> **STATED GOAL**: Nothing outside the lines from the one containing "Give me the TikZ source for this diagram." through the one containing "(s2) at (957,1278.5)" should be copied, and no pictures either. Copy those lines exactly.

> **SUPPLIED MATERIAL**:
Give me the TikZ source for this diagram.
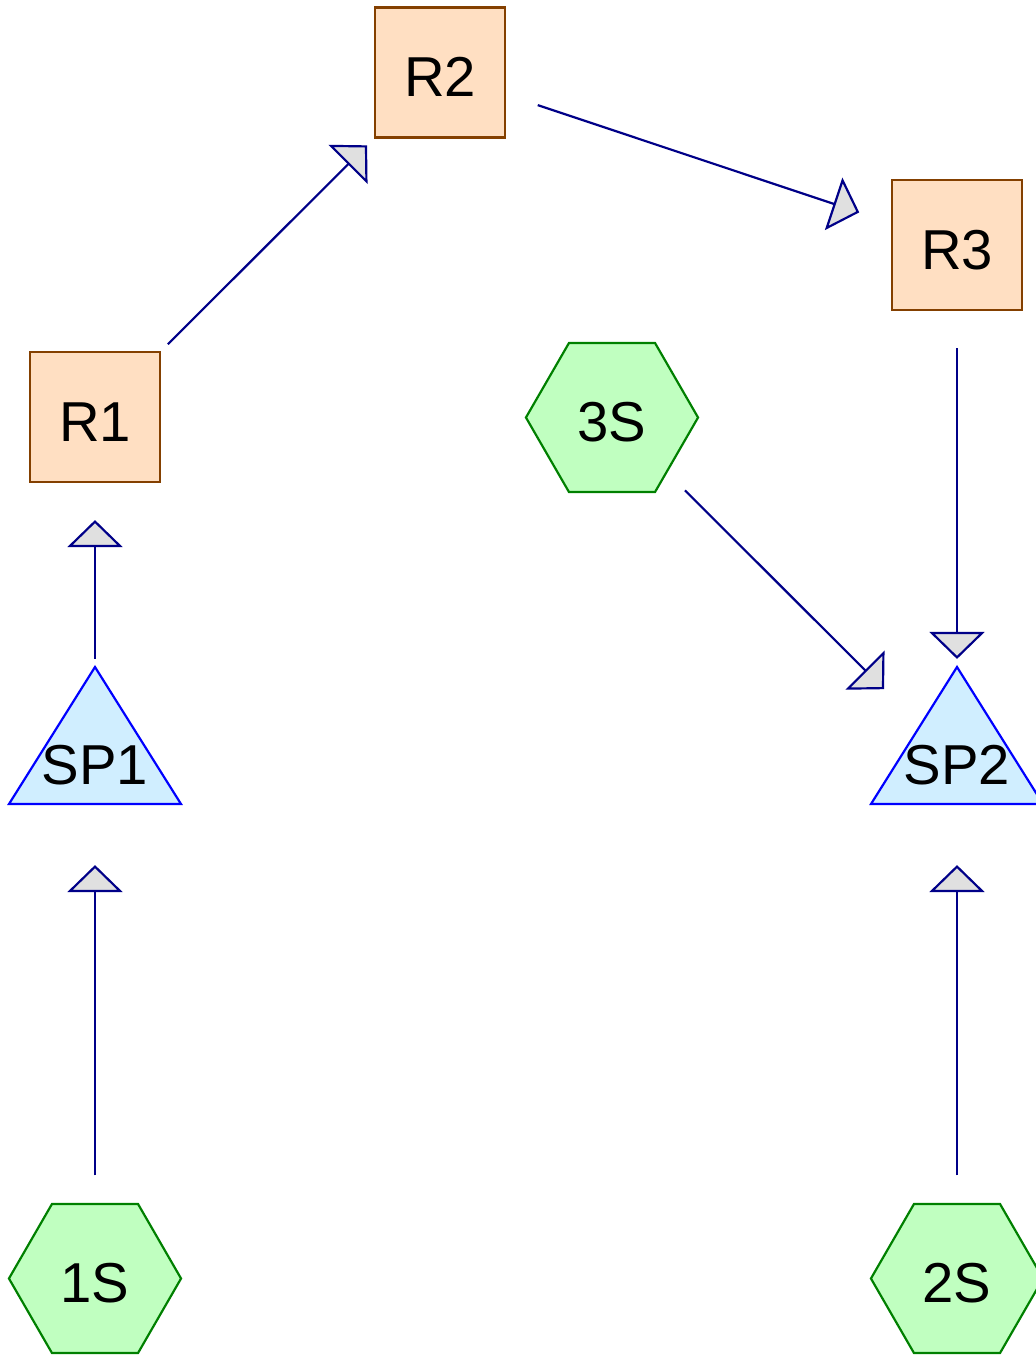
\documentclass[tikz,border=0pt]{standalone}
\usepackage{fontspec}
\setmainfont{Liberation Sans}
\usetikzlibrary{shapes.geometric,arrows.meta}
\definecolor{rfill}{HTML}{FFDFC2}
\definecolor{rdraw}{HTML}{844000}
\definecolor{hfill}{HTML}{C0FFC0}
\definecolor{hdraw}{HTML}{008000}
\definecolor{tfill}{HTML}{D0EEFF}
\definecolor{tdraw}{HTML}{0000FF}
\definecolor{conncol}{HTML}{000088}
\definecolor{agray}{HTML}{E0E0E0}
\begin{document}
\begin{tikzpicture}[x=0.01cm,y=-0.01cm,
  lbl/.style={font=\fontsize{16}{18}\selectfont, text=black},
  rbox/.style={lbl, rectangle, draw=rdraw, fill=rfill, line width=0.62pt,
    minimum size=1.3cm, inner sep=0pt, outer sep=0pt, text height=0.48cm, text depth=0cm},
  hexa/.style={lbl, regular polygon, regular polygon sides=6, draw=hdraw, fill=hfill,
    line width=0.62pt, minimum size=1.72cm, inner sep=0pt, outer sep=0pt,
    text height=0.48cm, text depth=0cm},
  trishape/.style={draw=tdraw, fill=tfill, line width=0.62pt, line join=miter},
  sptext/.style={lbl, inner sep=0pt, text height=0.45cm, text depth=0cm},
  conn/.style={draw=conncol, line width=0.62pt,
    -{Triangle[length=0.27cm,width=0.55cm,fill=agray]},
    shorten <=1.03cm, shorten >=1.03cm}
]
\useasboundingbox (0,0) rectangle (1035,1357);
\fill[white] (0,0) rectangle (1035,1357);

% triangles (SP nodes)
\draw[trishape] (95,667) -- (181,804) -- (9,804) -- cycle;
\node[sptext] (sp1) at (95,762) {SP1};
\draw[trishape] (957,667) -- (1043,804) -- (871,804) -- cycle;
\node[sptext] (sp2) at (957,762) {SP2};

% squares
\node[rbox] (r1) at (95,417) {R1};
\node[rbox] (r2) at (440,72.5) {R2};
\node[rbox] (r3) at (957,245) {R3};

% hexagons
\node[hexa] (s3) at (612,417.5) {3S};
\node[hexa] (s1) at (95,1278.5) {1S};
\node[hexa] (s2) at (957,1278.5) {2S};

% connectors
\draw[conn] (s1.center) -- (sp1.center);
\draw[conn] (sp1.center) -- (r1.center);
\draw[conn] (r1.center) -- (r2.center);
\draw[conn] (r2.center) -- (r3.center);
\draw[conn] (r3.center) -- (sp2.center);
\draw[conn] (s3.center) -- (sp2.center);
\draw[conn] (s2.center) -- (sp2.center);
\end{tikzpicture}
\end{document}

--

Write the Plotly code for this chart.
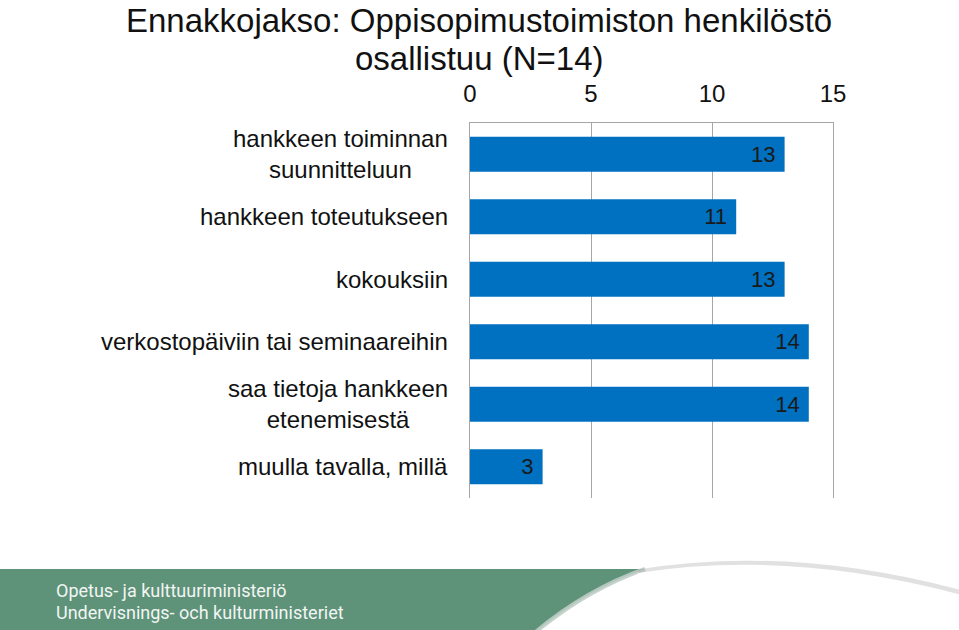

--

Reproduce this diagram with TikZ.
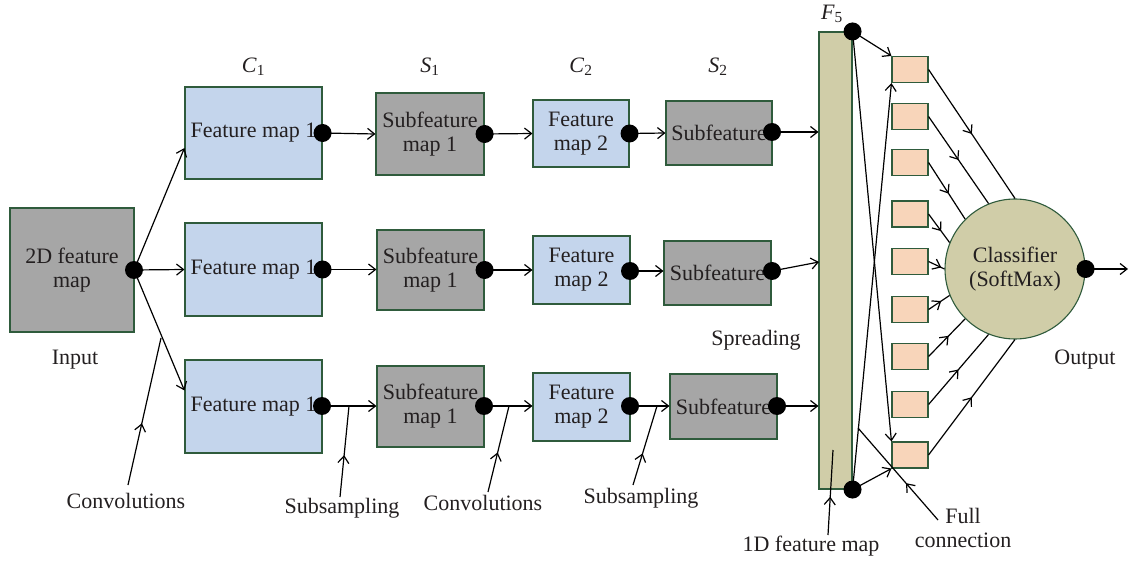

> **RESPONSE FOR THIS EXERCISE**:
Give me the TikZ source for this diagram.
\documentclass[tikz,border=0pt]{standalone}
\usepackage{fontspec}
\setmainfont{Liberation Sans}
\usetikzlibrary{shapes.geometric,arrows.meta}
\definecolor{rfill}{HTML}{FFDFC2}
\definecolor{rdraw}{HTML}{844000}
\definecolor{hfill}{HTML}{C0FFC0}
\definecolor{hdraw}{HTML}{008000}
\definecolor{tfill}{HTML}{D0EEFF}
\definecolor{tdraw}{HTML}{0000FF}
\definecolor{conncol}{HTML}{000088}
\definecolor{agray}{HTML}{E0E0E0}
\begin{document}
\begin{tikzpicture}[x=0.01cm,y=-0.01cm,
  lbl/.style={font=\fontsize{16}{18}\selectfont, text=black},
  rbox/.style={lbl, rectangle, draw=rdraw, fill=rfill, line width=0.62pt,
    minimum size=1.3cm, inner sep=0pt, outer sep=0pt, text height=0.48cm, text depth=0cm},
  hexa/.style={lbl, regular polygon, regular polygon sides=6, draw=hdraw, fill=hfill,
    line width=0.62pt, minimum size=1.72cm, inner sep=0pt, outer sep=0pt,
    text height=0.48cm, text depth=0cm},
  trishape/.style={draw=tdraw, fill=tfill, line width=0.62pt, line join=miter},
  sptext/.style={lbl, inner sep=0pt, text height=0.45cm, text depth=0cm},
  conn/.style={draw=conncol, line width=0.62pt,
    -{Triangle[length=0.27cm,width=0.55cm,fill=agray]},
    shorten <=1.03cm, shorten >=1.03cm}
]
\useasboundingbox (0,0) rectangle (1035,1357);
\fill[white] (0,0) rectangle (1035,1357);

% triangles (SP nodes)
\draw[trishape] (95,667) -- (181,804) -- (9,804) -- cycle;
\node[sptext] (sp1) at (95,762) {SP1};
\draw[trishape] (957,667) -- (1043,804) -- (871,804) -- cycle;
\node[sptext] (sp2) at (957,762) {SP2};

% squares
\node[rbox] (r1) at (95,417) {R1};
\node[rbox] (r2) at (440,72.5) {R2};
\node[rbox] (r3) at (957,245) {R3};

% hexagons
\node[hexa] (s3) at (612,417.5) {3S};
\node[hexa] (s1) at (95,1278.5) {1S};
\node[hexa] (s2) at (957,1278.5) {2S};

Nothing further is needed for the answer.